Starregisseure, junges Kino und die Konkurrenz von Toronto

Star-Power wird sich bei den 68. Internationalen Filmfestspielen von Venedig (31.8. – 10.9.) am Lido tummeln. Mit Premieren der neuen Filme von George Clooney, Steven Soderbergh, Roman Polanski und Madonna werden auch die darin spielenden Stars in die Lagunenstadt kommen. Aber angesichts der Mischung aus Regiegrößen und jüngeren Regisseuren, die mit ihren ersten Filmen hohe Erwartungen weckten, darf man auch auf einen künstlerisch hochklassigen und spannenden Wettbewerb um den Goldenen Löwen hoffen.

Colin Firth, George Clooney, Philip Seymor Hoffman, Keira Knightley, Viggo Mortensen, Michael Fassbender, Willem Dafoe, Monica Belluci, Jodie Foster, Kate Winslet, Christoph Waltz, Matt Damon und Jude Law sind nur einige der Stars, die in den bei der 68. Mostra internazionale d´arte cinematografica del Venezia gezeigten Filmen mitspielen.

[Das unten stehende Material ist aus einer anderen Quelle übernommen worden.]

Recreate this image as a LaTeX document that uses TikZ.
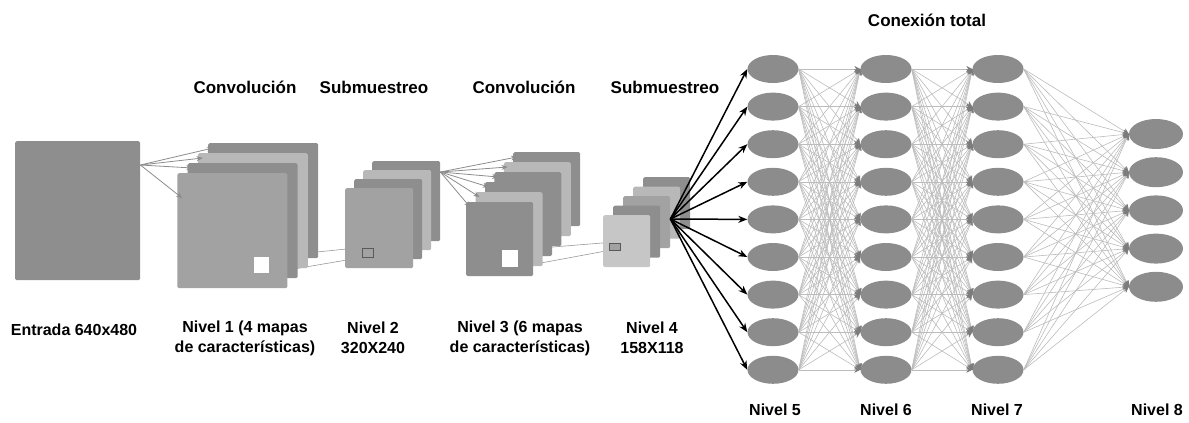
\documentclass[tikz,border=0pt]{standalone}
\usepackage{fontspec}
\setmainfont{Liberation Sans}
\usetikzlibrary{shapes.geometric,arrows.meta,positioning}

\definecolor{mapdark}{HTML}{8E8E8E}
\definecolor{mapmid}{HTML}{A2A2A2}
\definecolor{maplight}{HTML}{B8B8B8}
\definecolor{mappale}{HTML}{C6C6C6}
\definecolor{neuron}{HTML}{8C8C8C}
\definecolor{wire}{HTML}{BCBCBC}
\definecolor{wiretip}{HTML}{7C7C7C}

\pgfdeclarelayer{background}
\pgfsetlayers{background,main}

\tikzset{
  mapa/.style={draw=none, inner sep=0pt, anchor=north west, rounded corners=1.5pt},
  ventana/.style={fill=white, inner sep=0pt},
  marco/.style={draw=black!65, fill=mapmid, line width=1pt, inner sep=0pt},
  neurona/.style={ellipse, fill=neuron, inner sep=0pt, minimum width=51, minimum height=28},
  salida/.style={neurona, minimum width=54, minimum height=30},
  flecha/.style={draw=black!45, line width=0.8pt, -{Stealth[length=6pt,width=5pt]}},
  enlace/.style={draw=black!40, line width=0.6pt},
  flechanegra/.style={draw=black, line width=1.5pt, -{Stealth[length=9pt,width=7pt]}},
  sinapsis/.style={draw=wire, line width=0.6pt, -{Stealth[length=6pt,width=6pt,color=wiretip]}},
  titulo/.style={font=\bfseries\fontsize{17}{20}\selectfont},
  etiqueta/.style={font=\bfseries\fontsize{16}{20}\selectfont, align=center}
}

\begin{document}
\begin{tikzpicture}[x=1pt, y=-1pt]
  \useasboundingbox (0,0) rectangle (1189,423);

  % entrada
  \node[mapa, fill=mapdark, minimum width=125, minimum height=139] (entrada) at (15,141) {};

  % nivel 1: 4 mapas
  \foreach \k/\c in {0/mapdark,1/maplight,2/mapdark,3/mapmid}
    \node[mapa, fill=\c, minimum width=110, minimum height=115] (n1-\k) at ({208-10.3*\k},{143+10*\k}) {};
  \node[ventana, minimum width=15, minimum height=16] (v1) at (261.5,265) {};

  % nivel 2: submuestreo
  \foreach \k/\c in {0/mapdark,1/maplight,2/mapdark,3/mapmid}
    \node[mapa, fill=\c, minimum width=68, minimum height=80] (n2-\k) at ({372-9*\k},{161+9*\k}) {};
  \node[marco, minimum width=11, minimum height=9] (s2) at (367.5,252.5) {};

  % nivel 3: 6 mapas
  \foreach \k/\c in {0/mapdark,1/maplight,2/mapdark,3/mapdark,4/maplight,5/mapdark}
    \node[mapa, fill=\c, minimum width=67, minimum height=74] (n3-\k) at ({513-9.4*\k},{152+10*\k}) {};
  \node[ventana, minimum width=16, minimum height=17] (v3) at (510,258.5) {};

  % nivel 4: submuestreo
  \foreach \k/\c in {0/mapdark,1/maplight,2/mapmid,3/mapdark,4/mappale}
    \node[mapa, fill=\c, minimum width=47, minimum height=52] (n4-\k) at ({643-10*\k},{177+9.5*\k}) {};
  \node[marco, minimum width=11, minimum height=7] (s4) at (614.5,246.5) {};

  % ventanas entre niveles (por detras)
  \begin{pgfonlayer}{background}
    \draw[enlace] (v1.north east) -- (s2.north west);
    \draw[enlace] (v1.south east) -- (s2.south west);
    \draw[enlace] (v3.north east) -- (s4.north west);
    \draw[enlace] (v3.south east) -- (s4.south west);
  \end{pgfonlayer}

  % convolucion 1
  \coordinate (e-out) at ([yshift=-24pt]entrada.north east);
  \foreach \k/\dy in {0/-5,1/-5,2/-5,3/-25}
    \draw[flecha] (e-out) -- ([shift={(5pt,\dy pt)}]n1-\k.north west);

  % convolucion 2
  \coordinate (n2-out) at ([yshift=-11pt]n2-0.north east);
  \foreach \k in {0,...,5}
    \draw[flecha] (n2-out) -- ([shift={(4pt,-5pt)}]n3-\k.north west);

  % conexion total
  \foreach \i in {0,...,8} {
    \node[neurona] (n5-\i) at (773,{69+37.6*\i}) {};
    \node[neurona] (n6-\i) at (886,{69+37.6*\i}) {};
    \node[neurona] (n7-\i) at (998,{69+37.6*\i}) {};
  }
  \foreach \j in {0,...,4}
    \node[salida] (n8-\j) at (1156,{134+38.2*\j}) {};

  \coordinate (hub) at ([yshift=-23pt]n4-2.north east);
  \foreach \i in {0,...,8}
    \draw[flechanegra] (hub) -- (n5-\i.west);

  \foreach \i in {0,...,8}
    \foreach \j in {0,...,8} {
      \draw[sinapsis] (n5-\i.east) -- (n6-\j.west);
      \draw[sinapsis] (n6-\i.east) -- (n7-\j.west);
    }
  \foreach \i in {0,...,8}
    \foreach \j in {0,...,4}
      \draw[sinapsis] (n7-\i.east) -- (n8-\j.west);

  % textos
  \node[titulo] (t1) at (245,87) {Convolución};
  \node[titulo] (t2) at (374,87) {Submuestreo};
  \node[titulo] (t3) at (524,87) {Convolución};
  \node[titulo] (t4) at (665,87) {Submuestreo};
  \node[titulo] (t5) at (927,20) {Conexión total};

  \node[etiqueta] (l0) at (74,330) {Entrada 640x480};
  \node[etiqueta] (l1) at (245,338) {Nivel 1 (4 mapas\\de características)};
  \node[etiqueta] (l2) at (373,338) {Nivel 2\\320X240};
  \node[etiqueta] (l3) at (520,338) {Nivel 3 (6 mapas\\de características)};
  \node[etiqueta] (l4) at (652,338) {Nivel 4\\158X118};
  \node[etiqueta] (l5) at (775,410) {Nivel 5};
  \node[etiqueta] (l6) at (886,410) {Nivel 6};
  \node[etiqueta] (l7) at (997,410) {Nivel 7};
  \node[etiqueta] (l8) at (1157,410) {Nivel 8};
\end{tikzpicture}
\end{document}
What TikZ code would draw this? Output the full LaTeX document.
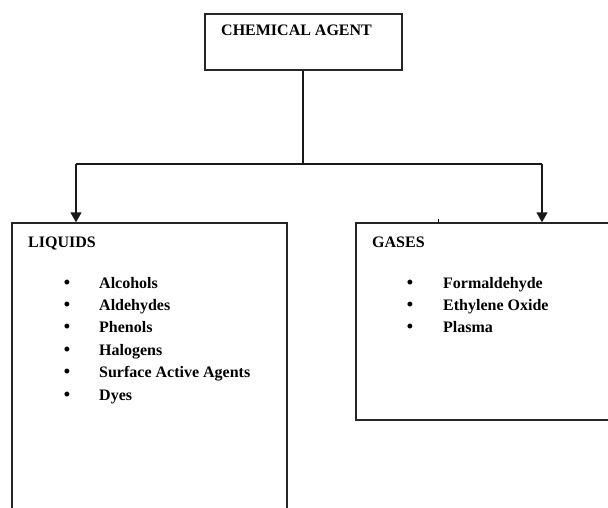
\documentclass[tikz,border=0pt]{standalone}
\usepackage{fontspec}
\setmainfont{Liberation Serif}
\usetikzlibrary{arrows.meta}
\begin{document}
\begin{tikzpicture}[x=1pt,y=-1pt,
  box/.style={draw=black!85, line width=1.4pt, inner sep=0pt},
  conn/.style={draw=black!90, line width=1.5pt},
  arr/.style={conn, -{Triangle[length=10pt,width=11pt]}},
  lbl/.style={anchor=base west, inner sep=0pt, font=\fontsize{16}{19}\selectfont\bfseries},
  bul/.style={anchor=base, inner sep=0pt, font=\fontsize{18}{20}\selectfont\bfseries}
]
\fill[white] (0,0) rectangle (608,508);
\clip (0,0) rectangle (608,508);
% boxes
\node[box, minimum width=197pt, minimum height=56pt] (top) at (303.5,42) {};
\node[box, minimum width=275pt, minimum height=310pt] (liq) at (149.5,378) {};
\node[box, minimum width=270pt, minimum height=197pt] (gas) at (491,321.5) {};
% titles
\node[lbl] (ttop) at (221,36) {CHEMICAL AGENT};
\node[lbl] (tliq) at (28,247) {LIQUIDS};
\node[lbl] (tgas) at (372,247) {GASES};
% liquids list
\foreach \t [count=\i] in {Alcohols,Aldehydes,Phenols,Halogens,Surface Active Agents,Dyes}{
  \node[bul] (lb\i) at (67,{288+22.4*(\i-1)}) {\textbullet};
  \node[lbl] (li\i) at (99,{288+22.4*(\i-1)}) {\t};
}
% gases list
\foreach \t [count=\i] in {Formaldehyde,Ethylene Oxide,Plasma}{
  \node[bul] (gb\i) at (410,{288+22.4*(\i-1)}) {\textbullet};
  \node[lbl] (gi\i) at (443,{288+22.4*(\i-1)}) {\t};
}
% connectors
\coordinate (split) at (303,164);
\coordinate (lc) at (76,164);
\coordinate (rc) at (542,164);
\draw[conn] (split |- top.south) -- (split);
\draw[conn] (lc) -- (rc);
\draw[arr] (lc) -- (lc |- liq.north);
\draw[arr] (rc) -- (rc |- gas.north);
% small tick
\coordinate (tk) at (438,219);
\draw[line width=1pt] (tk) -- ++(0,3);
\end{tikzpicture}
\end{document}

Viele davon werden sicher auch in die Lagunenstadt kommen, aber auch kaum einer der 21 Regisseure, die im Wettbewerb um den Goldenen Löwen ihre neuen Filme präsentieren werden – ein Überraschungsfilm wird noch dazukommen -, ist ein Unbekannter, der nicht auf zumindest einen großen Film in seiner Filmographie verweisen kann. Bei "French Connection"- und "Exorzist"-Regisseur William Friedkin, der am Lido seine schwarze Komödie "Killer Joe" zeigt, und Abel Ferrara, der die Endzeitgeschichte "4:44 Last Day on Earth" präsentiert, mögen die großen Zeiten schon einige Jahre zurückliegen, der Grieche Yorgos Lanthimos gilt dagegen seit seinem Debüt "Dogtooth" ebenso als aufregender Newcomer wie der britische Videokünstler Steve McQueen, der mit "Hunger" die Kritiker begeisterte. Gespannt und mit hohen Erwartungen blickt man deshalb den Premieren von Lanthimos neuem Film "Alpeis" und McQueens "Shame" entgegen.

Viel erwartet man nach dem vibrierenden Teenager-Porträt "Fish Tank" auch von Andrea Arnolds Adaption von Emily Brontés "Wuthering Heights" und von "The Exchange" des Israeli Eran Kolirin, dem zuletzt mit "The Bands Visit – Die Band von nebenan" ein kleines Meisterwerk gelang. Auf einen großen Vater kann die Amerikanerin Ami Canaan Mann mit Michael Mann verweisen, die mit ihrem Kinodebüt "Texas Killing Fields" einen Thriller in den Wettbewerb schickt.

In dieser Programmschiene sind die USA somit vorwiegend mit Genrefilmen und Genrevariationen vertreten, doch auch Biennale-Stammgast Todd Solondz stellt mit "Dark Horse" seinen neuen Film vor. Zudem wird das Festival mit amerikanischen Filmen eröffnet und beendet: George Clooneys Polit-Drama "The Ides of March" sorgt am 31. August für den Auftakt und Whit Stillman wird zum Abschluss am 10. September mit der Komödie "Damsels in Distress" seinen ersten Film seit 12 Jahren vorstellen. Dazu kommen mit Steven Soderberghs Seuchen-Thriller "Contagion" und der Vorführung von Todd Haynes TV-Mini-Serie "Mildred Pierce" zwei weitere starbesetzter US-Produktionen außerhalb des Wettbewerbs.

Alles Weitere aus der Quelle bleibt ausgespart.